→ **What this task involves**: Pick out the lines below with "that" and list them.

→ **Dataset**:
---+---
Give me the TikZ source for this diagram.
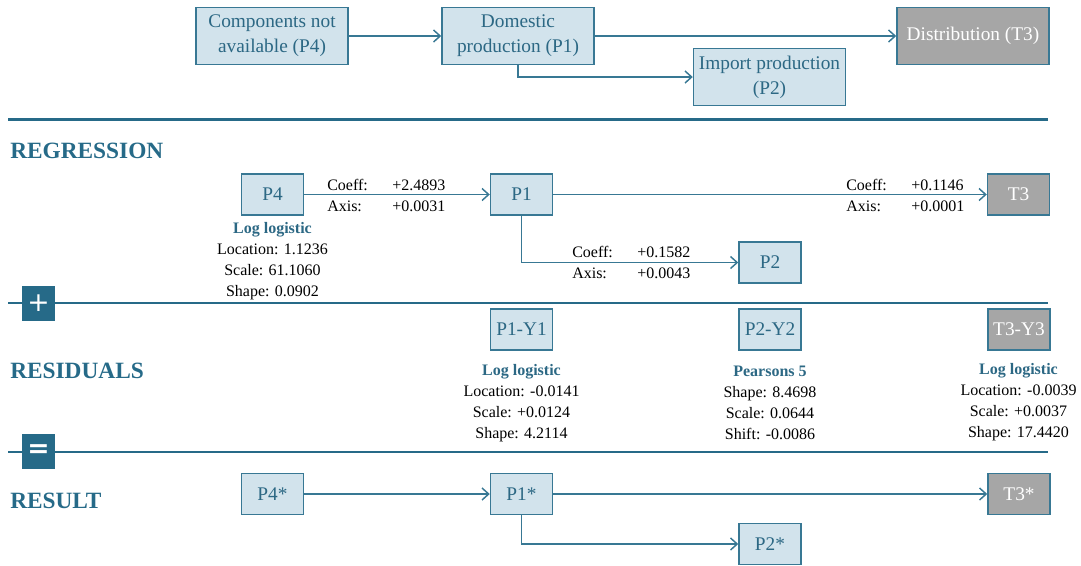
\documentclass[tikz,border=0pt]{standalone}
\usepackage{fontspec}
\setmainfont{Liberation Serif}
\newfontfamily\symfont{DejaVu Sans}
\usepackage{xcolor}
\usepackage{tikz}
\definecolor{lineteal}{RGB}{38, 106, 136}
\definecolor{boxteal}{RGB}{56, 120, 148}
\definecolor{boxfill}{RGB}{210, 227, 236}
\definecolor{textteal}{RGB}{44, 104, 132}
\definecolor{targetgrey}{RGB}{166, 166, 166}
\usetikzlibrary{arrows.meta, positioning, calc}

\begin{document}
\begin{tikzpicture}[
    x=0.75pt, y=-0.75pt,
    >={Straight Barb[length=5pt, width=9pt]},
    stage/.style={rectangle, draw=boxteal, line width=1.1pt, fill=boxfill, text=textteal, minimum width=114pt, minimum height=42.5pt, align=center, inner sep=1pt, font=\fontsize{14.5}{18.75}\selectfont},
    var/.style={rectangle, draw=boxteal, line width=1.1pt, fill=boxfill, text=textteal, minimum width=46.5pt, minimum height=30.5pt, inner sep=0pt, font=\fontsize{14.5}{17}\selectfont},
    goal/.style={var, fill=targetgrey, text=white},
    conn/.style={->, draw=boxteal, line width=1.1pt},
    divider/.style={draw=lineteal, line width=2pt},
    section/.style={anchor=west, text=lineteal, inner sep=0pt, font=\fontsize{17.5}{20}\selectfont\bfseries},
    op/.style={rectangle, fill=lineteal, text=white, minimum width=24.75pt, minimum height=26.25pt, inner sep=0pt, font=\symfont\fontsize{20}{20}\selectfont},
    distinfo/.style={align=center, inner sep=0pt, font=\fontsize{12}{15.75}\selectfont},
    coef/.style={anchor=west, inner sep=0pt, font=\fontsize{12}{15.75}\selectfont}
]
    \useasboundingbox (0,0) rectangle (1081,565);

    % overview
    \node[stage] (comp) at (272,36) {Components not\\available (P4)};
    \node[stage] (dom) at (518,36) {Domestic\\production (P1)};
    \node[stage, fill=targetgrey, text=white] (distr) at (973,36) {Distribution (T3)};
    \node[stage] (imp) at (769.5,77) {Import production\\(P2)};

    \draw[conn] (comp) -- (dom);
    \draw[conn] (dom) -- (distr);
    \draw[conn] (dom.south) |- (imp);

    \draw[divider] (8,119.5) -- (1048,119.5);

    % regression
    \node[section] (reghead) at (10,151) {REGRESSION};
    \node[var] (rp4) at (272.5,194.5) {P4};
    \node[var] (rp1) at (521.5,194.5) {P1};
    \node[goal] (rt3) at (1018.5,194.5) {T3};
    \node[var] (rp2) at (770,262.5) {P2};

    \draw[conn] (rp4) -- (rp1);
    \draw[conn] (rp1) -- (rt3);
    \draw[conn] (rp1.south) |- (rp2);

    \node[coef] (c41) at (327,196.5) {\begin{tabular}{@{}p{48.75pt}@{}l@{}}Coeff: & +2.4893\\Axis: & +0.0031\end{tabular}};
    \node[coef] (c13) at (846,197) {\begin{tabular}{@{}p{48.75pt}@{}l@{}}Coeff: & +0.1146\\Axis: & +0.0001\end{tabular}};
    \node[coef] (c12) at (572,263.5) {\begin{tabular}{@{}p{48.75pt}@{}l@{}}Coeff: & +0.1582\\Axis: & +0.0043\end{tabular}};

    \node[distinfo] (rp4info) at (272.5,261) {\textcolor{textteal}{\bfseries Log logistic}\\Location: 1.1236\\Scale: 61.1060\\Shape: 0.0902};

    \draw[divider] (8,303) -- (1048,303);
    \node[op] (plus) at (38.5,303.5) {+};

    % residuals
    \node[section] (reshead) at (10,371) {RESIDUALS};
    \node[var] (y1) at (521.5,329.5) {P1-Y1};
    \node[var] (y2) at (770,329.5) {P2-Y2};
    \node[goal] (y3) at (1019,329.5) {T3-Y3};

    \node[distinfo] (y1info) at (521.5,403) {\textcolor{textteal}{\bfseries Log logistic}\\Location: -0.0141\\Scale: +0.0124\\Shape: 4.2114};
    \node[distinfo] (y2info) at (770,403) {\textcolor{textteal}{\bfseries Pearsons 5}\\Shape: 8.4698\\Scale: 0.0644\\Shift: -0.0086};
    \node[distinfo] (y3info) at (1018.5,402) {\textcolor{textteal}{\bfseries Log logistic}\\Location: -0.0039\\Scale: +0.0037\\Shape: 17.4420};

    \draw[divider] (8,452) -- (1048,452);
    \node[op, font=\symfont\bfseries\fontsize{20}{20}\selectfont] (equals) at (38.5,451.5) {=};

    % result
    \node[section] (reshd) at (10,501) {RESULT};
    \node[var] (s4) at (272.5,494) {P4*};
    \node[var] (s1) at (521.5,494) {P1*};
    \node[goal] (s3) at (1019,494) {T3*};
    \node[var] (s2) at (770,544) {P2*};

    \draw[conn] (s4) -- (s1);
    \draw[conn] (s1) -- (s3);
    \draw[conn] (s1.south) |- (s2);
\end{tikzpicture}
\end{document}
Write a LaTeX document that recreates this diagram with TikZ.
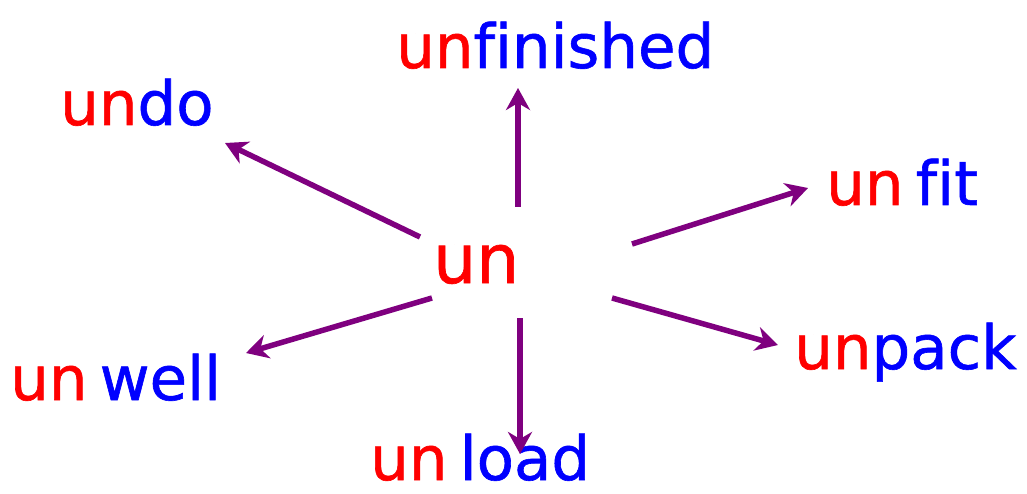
---+---
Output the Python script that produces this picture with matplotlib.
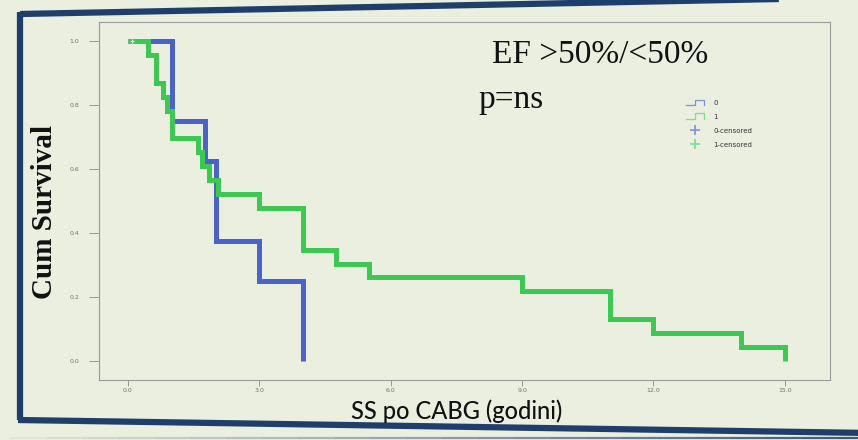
---+---
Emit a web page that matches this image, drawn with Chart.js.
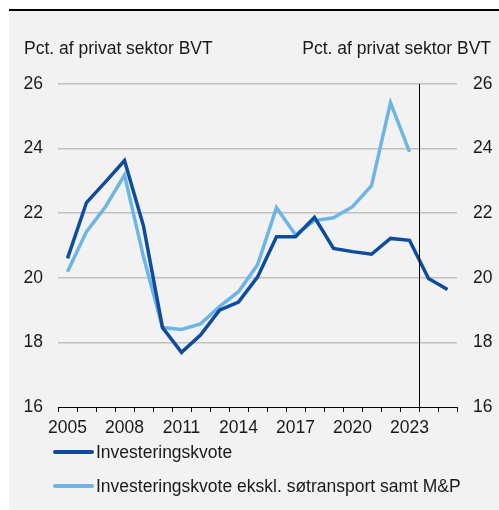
---+---
→ **Task response**:
Write a LaTeX document that recreates this diagram with TikZ.
Output the Python script that produces this picture with matplotlib.
Emit a web page that matches this image, drawn with Chart.js.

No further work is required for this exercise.